The Mayors of a number of UK cities have joined together to urge the government to be more welcoming to overseas students.
In a joint letter sent to the Migration Advisory Committee, the independent agency which advises the Government on migration issues, the Mayors ask the British Government to rethink its policies on international students. They want overseas students to be viewed as an important contributing factor to the economy, trade and international relations in the future.
Last year, the number of overseas students coming to the UK to study rose by just under 1 per cent. In total, 442,755 overseas students arrived to study in the UK in the 2016/2017 academic year.
However, in the wake of 2016’s Brexit vote, there was a slowdown in the number of students arriving from the EU. This slowdown is expected to continue as the UK prepares to leave the EU.
“As the UK prepares to leave the EU, it is important that any future immigration system acknowledges the vital contribution international students make to regional jobs and growth.
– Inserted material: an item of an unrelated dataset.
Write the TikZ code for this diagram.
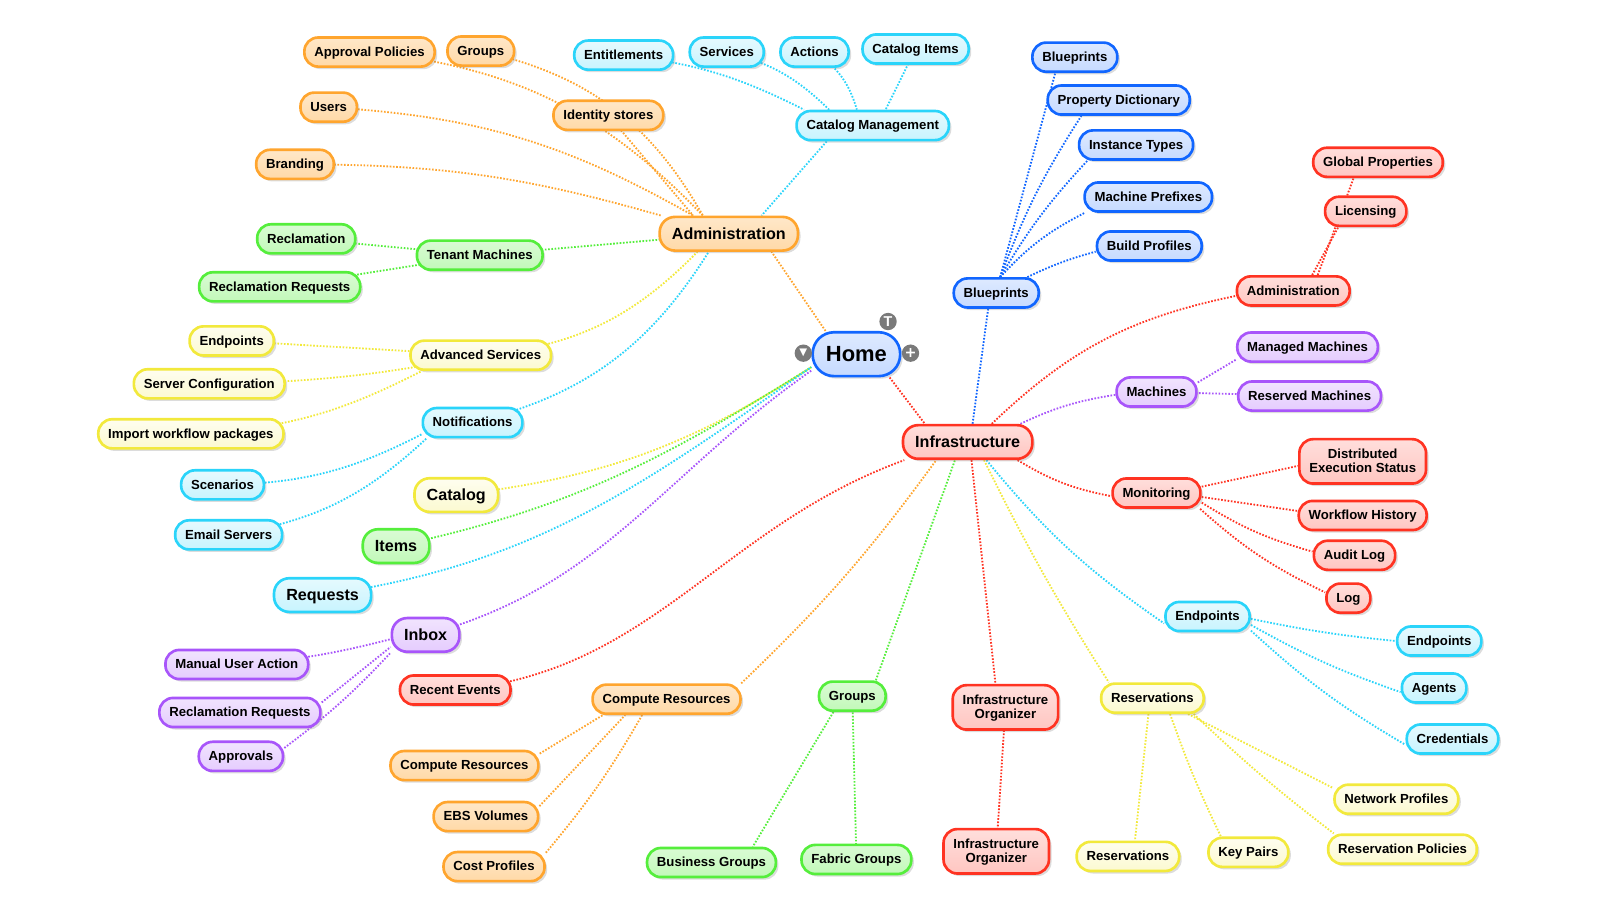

This includes projecting a more open and welcoming message for international students,” the letter says.
The Mayors of Cambridgeshire, Greater Manchester, London, Liverpool, the West Midlands, and Tees Valley are those who have joined forces to encourage the government to be more welcoming to students.
Recent research from think tank the Higher Education Policy Institute says that each year’s intake of overseas students brought £22.6 billion worth of benefits to the economy while imposing only £2.3 billion costs on the public sector.
Sheffield, Manchester and Liverpool were among the biggest economic beneficiaries of international students.